Ancient texts include Kamboja Kingdom in the Uttarapatha, a name given to the northern part of Jambudvipa. It is known to have comprised regions on either side of the Hindukush. The original Kamboja was located in eastern Oxus country, neighboring Bahlika, but over time, some of the Kamboja clans appear to have crossed the Hindukush and established colonies on its southern side also. These latter Kambojas are associated with the Daradas and Gandharas in Vedic literature and also find mention in the Edicts of Ashoka.

The evidence in Mahabharata and in Ptolemy's Geography distinctly refer to two Kamboja settlements. The cis-Hindukush region from Nurestan up to Rajauri in southwest Kashmir, sharing borders with the Daradas and the Gandharas, constituted Kamboja country. Rajapura (also possibly known as a Kamboja capital city) was situated southwest of Kashmir. The Kamboja mahajanapada of Buddhist tradition refers to this cis-Hindukush branch of ancient Kambojas.

The trans-Hindukush region including the Pamirs and Badakhshan which shared borders with the Bahlikas (Bactria) in the west and the Lohas and Rishikas of Sogdiana/Fergana in the north, constituted the Parama-Kamboja country, the second major Kamboja settlement.

The Mahabharata refers to several ganah (or republics) of the Kambojas. Kautiliya's Arthashastra and Ashoka's Edict No. XIII also attest that the Kambojas followed a republican constitution. Pāṇini's Sutras, however, suggest that the Kamboja of Pāṇini was a Kshatriya monarchy, and the reference to the ruler of the Kambojas implies that the king of Kamboja was a titular head (king consul) only.

According to Buddhist texts, the first fourteen of the sixteen mahajanapadas belonged to Majjhimadesa (mid-India) while the last two belong to Uttarapatha or the northwest division of Jambudvipa.

In the struggle for supremacy that followed in the 6th to 5th Centuries B.C., the growing Magadha Kingdom emerged as the most predominant power in ancient India, annexing several states of the Majjhimadesa. A bitter line in the Brahmin Purana laments that Magadhan emperor Mahapadma Nanda exterminated all the kshatriyas, none worthy of the name kshatriya being left thereafter. This obviously refers to the Kasis, Kosalas, Kurus, Panchalas, Vatsyas and other neo-Vedic tribes of the east Punjab, of whom nothing was ever heard again except in legend and poetry. Kamboja, however, continued to be known for having good horses.

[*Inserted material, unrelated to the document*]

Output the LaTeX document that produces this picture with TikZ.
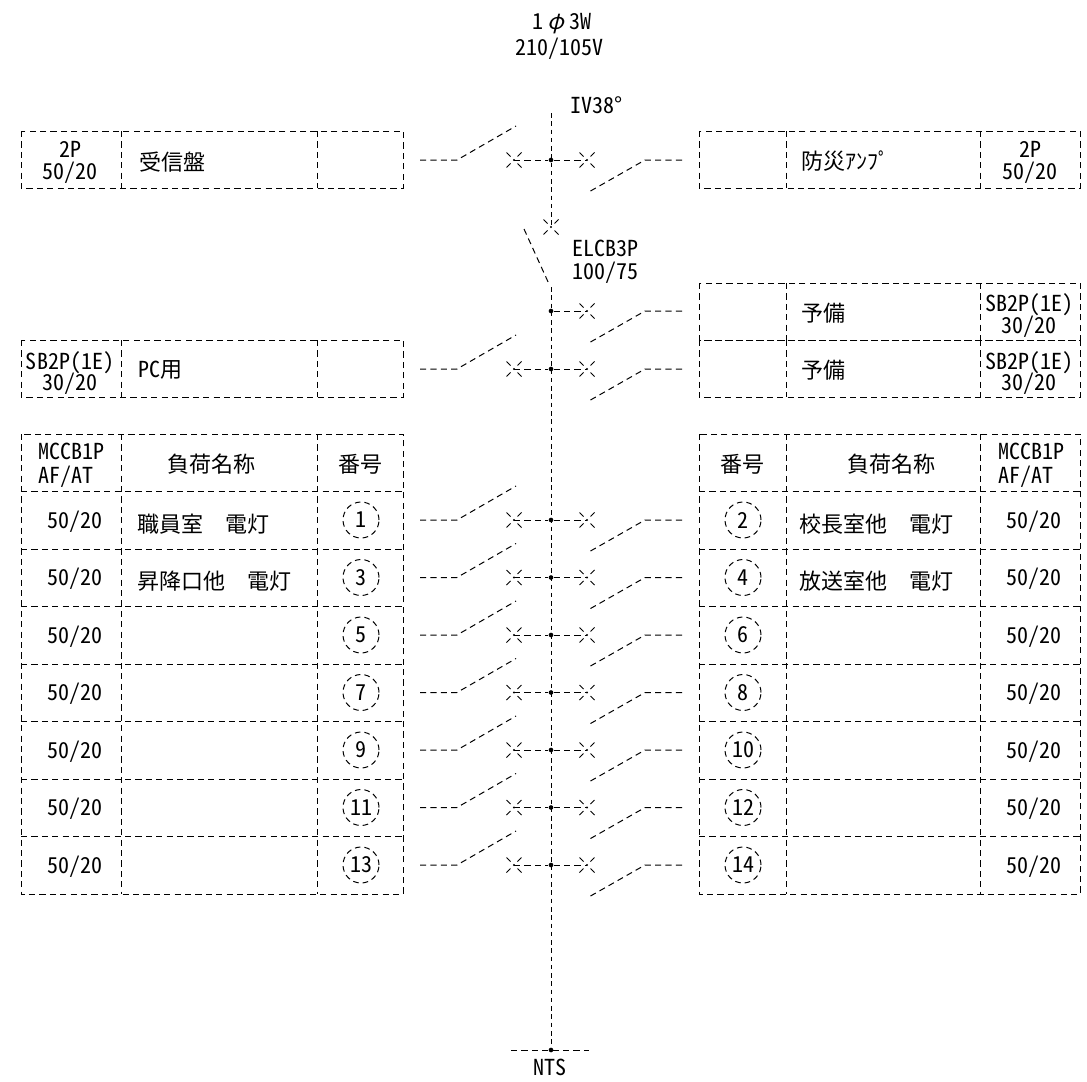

The Kambojans and Gandharans never came into direct contact with the Magadhan state until Chandragupta and Kautiliya arose on the scene. But these nations also fell prey to the Achaemenids of Persia during the reign of Cyrus (558–530 B.C.) or in the first year of Darius. Kamboja and Gandhara formed the twentieth and richest strapy of the Achaemenid Empire. Cyrus I is said to have destroyed the famous Kamboja city called Kapisi (modern Begram) in Paropamisade.

The thera Maharakkhita established the Buddha's religion at Kamboja and other places. The Kambojas supposedly lost their original customs and became barbarous. The Bhuridatta Jataka states that many Kambojas who were not Aryans said that people were purified by killing insects, flies, snakes, bees, frogs, etc. The Jataka tradition is corraborated by Yaska's Nirukta and Yuan Chwang's account of Rajapura and the adjoining countries of the northwestern India.